Similar is the case of India’s external intelligence service, the Research and Analysis Wing. In response to the question about the law/statute which gives R&AW the powers/authority to discharge its functions/mandate efficaciously and efficiently, the government did not try and hide behind any obfuscation but candidly admitted, “There is no separate/specific statute governing the functions/mandate of the R&AW”. However, in 2000, following the report of the task force on Intelligence Apparatus which examined the entire intelligence system in the country, a formal charter listing the scope and mandate of the R&AW was formally approved by the Government of India”.
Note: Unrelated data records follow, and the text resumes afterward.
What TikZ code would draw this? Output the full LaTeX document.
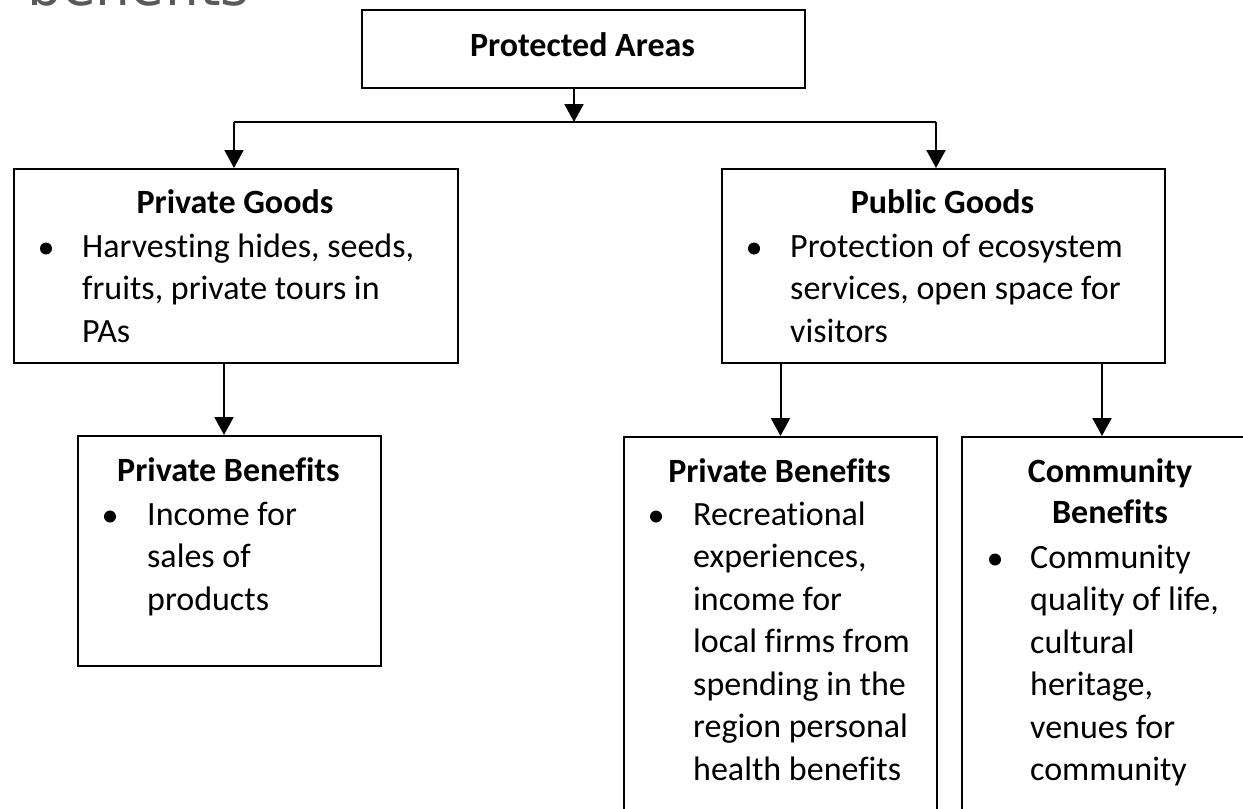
\documentclass[tikz,border=0pt]{standalone}
\usepackage{fontspec}
\setmainfont{Carlito}[Ligatures=NoCommon]
\newfontfamily\capfont{DejaVu Sans}[Ligatures=NoCommon]
\usetikzlibrary{arrows.meta}
\begin{document}
\begin{tikzpicture}[x=1pt,y=-1pt,
  font=\fontsize{34}{42.5}\selectfont,
  box/.style={draw,line width=2pt,inner sep=0pt,anchor=north west},
  link/.style={line width=2pt,-{Triangle[width=19pt,length=18pt]}},
  head/.style={anchor=base,inner sep=0pt,font=\fontsize{34}{42.5}\selectfont\bfseries},
  item/.style={anchor=base west,inner sep=0pt},
  dot/.style={circle,fill,inner sep=0pt,minimum size=12pt}]
\useasboundingbox (0,0) rectangle (1243,809);
\clip (0,0) rectangle (1243,809);
\fill[white] (0,0) rectangle (1243,809);
% cut-off heading
\node[anchor=base west,inner sep=0pt,text=black!65,font=\capfont\fontsize{55}{60}\selectfont] (cuthead) at (27,5) {benefits};
% boxes
\node[box,minimum width=443,minimum height=78] (areas) at (361,9) {};
\node[box,minimum width=444,minimum height=194] (private) at (13,168) {};
\node[box,minimum width=443,minimum height=194] (public) at (721,168) {};
\node[box,minimum width=303,minimum height=230] (privben) at (77,435) {};
\node[box,minimum width=313,minimum height=420] (privbentwo) at (623,436) {};
\node[box,minimum width=300,minimum height=420] (community) at (961,436) {};
% top box
\node[head] (areastitle) at (582.5,56) {Protected Areas};
% private goods
\node[head] (privatetitle) at (235,213) {Private Goods};
\node[dot] (d1) at (46,248.5) {};
\node[item] (p1) at (82,257) {Harvesting hides, seeds,};
\node[item] (p2) at (82,299.5) {fruits, private tours in};
\node[item] (p3) at (82,342) {PAs};
% public goods
\node[head] (publictitle) at (942.5,213) {Public Goods};
\node[dot] (d2) at (754,248.5) {};
\node[item] (q1) at (790,257) {Protection of ecosystem};
\node[item] (q2) at (790,299.5) {services, open space for};
\node[item] (q3) at (790,342) {visitors};
% private benefits, left
\node[head] (privbentitle) at (228.5,481) {Private Benefits};
\node[dot] (d3) at (110,516.5) {};
\node[item] (r1) at (147,525) {Income for};
\node[item] (r2) at (147,567.5) {sales of};
\node[item] (r3) at (147,610) {products};
% private benefits, right
\node[head] (privbentwotitle) at (779.5,482) {Private Benefits};
\node[dot] (d4) at (656,516.5) {};
\node[item] (s1) at (693,525) {Recreational};
\node[item] (s2) at (693,567.5) {experiences,};
\node[item] (s3) at (693,610) {income for};
\node[item] (s4) at (693,652.5) {local firms from};
\node[item] (s5) at (693,695) {spending in the};
\node[item] (s6) at (693,737.5) {region personal};
\node[item] (s7) at (693,780) {health benefits};
% community benefits
\node[head] (communitytitle) at (1110,482) {Community};
\node[head] (communitytitletwo) at (1110,523) {Benefits};
\node[dot] (d5) at (995,559.5) {};
\node[item] (t1) at (1030,568) {Community};
\node[item] (t2) at (1030,610.5) {quality of life,};
\node[item] (t3) at (1030,653) {cultural};
\node[item] (t4) at (1030,695.5) {heritage,};
\node[item] (t5) at (1030,738) {venues for};
\node[item] (t6) at (1030,780.5) {community};
% connectors
\coordinate (split) at (574,122);
\coordinate (busleft) at (234,122);
\coordinate (busright) at (936,122);
\draw[link] (areas.south -| split) -- (split);
\draw[line width=2pt] (busleft) -- (busright);
\draw[link] (busleft) -- (busleft |- private.north);
\draw[link] (busright) -- (busright |- public.north);
\draw[link] ([xshift=-12pt]private.south) -- ([xshift=-12pt]private.south |- privben.north);
\draw[link] (public.south -| privbentwo.north) -- (privbentwo.north);
\draw[link] ([xshift=-64pt]public.south east) -- ([xshift=-64pt]public.south east |- community.north);
\end{tikzpicture}
\end{document}
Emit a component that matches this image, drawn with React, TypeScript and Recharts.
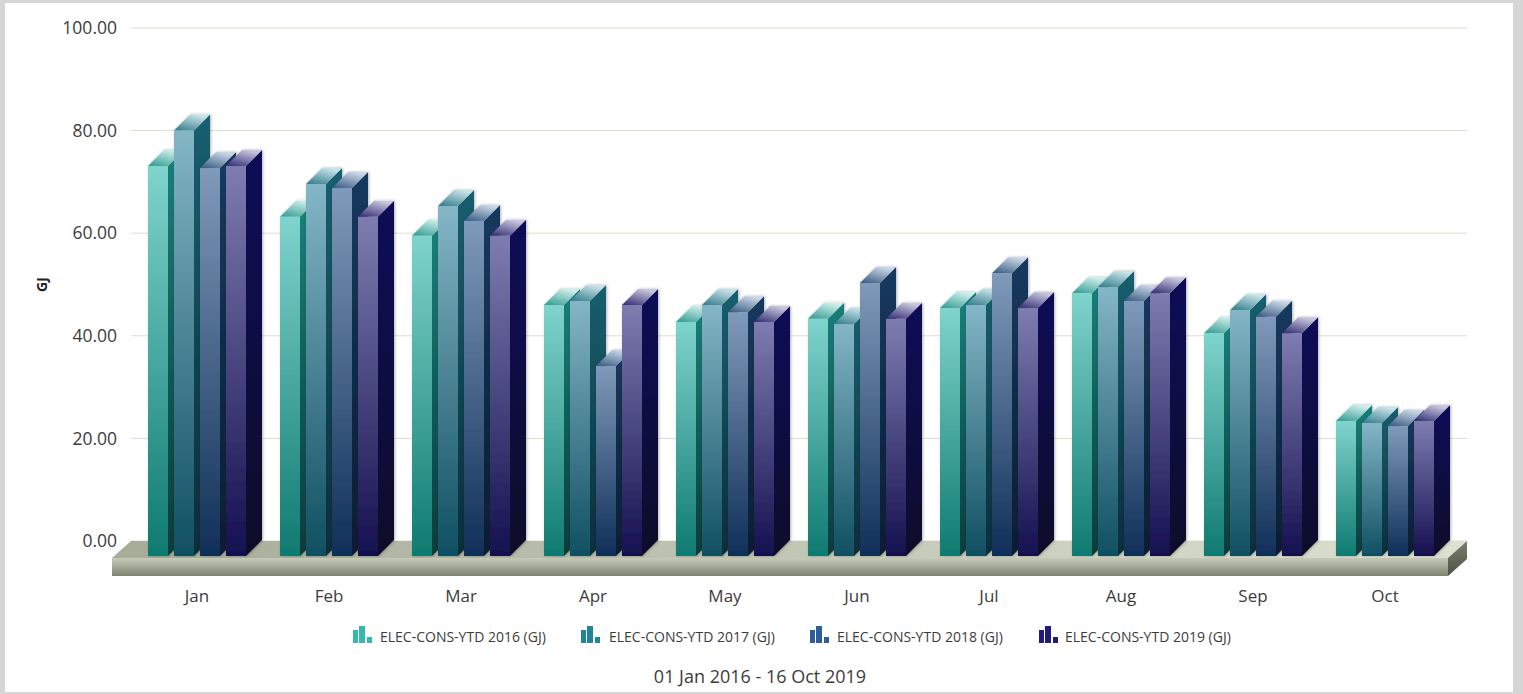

Contrast this with the position in various other countries of the world. The Central Intelligence Agency (CIA) of the United States was created by the National Security Act of 1947 and specifically empowered by the Central Intelligence Agency Act of 1949 (CIA Act) to carry out the duties assigned to it by the 1947 Act. MI5, the domestic intelligence service of the United Kingdom, draws its legal authority from the Security Services Act, 1989, and its sister organisation, of James Bond fame, MI6, or the SIS, from the 1994 Intelligence Services Act, thereby subjecting it’s activities to the scrutiny of the British Parliament’s Intelligence and Security Committee.
The Foreign Intelligence Service of Russia draws its legal basis from the Law on Foreign Intelligence Organs, 1996. The German Federal Intelligence Service, Bundesnachrichtendienst (BND), draws its legal sustenance from the Federal Intelligence Service Law, 1990. Its activities are supervised by the Parliamentary Control Commission (PKK) for intelligence services which in turn is empowered by the law as per the Parliamentary Control of Intelligence Activities, 1978. Even in Japan, the Public Security Intelligence Agency, that, after its reorganisation in 1996, started focusing upon foreign intelligence collection, is empowered by the Subversive Activities Prevention Law that came into force on July 21, 1952.
Both from the national security and the civil liberties point of view, it is inappropriate to allow law enforcement and intelligence services to function without a sound and well-defined legal basis. There can be no case that an equivocal or indeterminate legal mandate gives greater operational flexibility. In fact, in an information and litigation age, it has both, an inhibiting and, worse, a debilitating impact as a lot of people who have spent a lifetime doing cloak and dagger stuff admit with some degree of caveats.
In order to surmount this lacuna, after structured consolations with a host of former intelligence Czars (facilitated by the Observer Research Foundation), I moved a Private Members Bill entitled, The Intelligence Services (Powers and Regulation Bill), 2011, on August 5, 2011. The bill unfortunately lapsed when I moved to government in October 2012.
However, this is an idea whose time has come. This bill or a variant needs to be introduced as a government bill post the 2019 elections.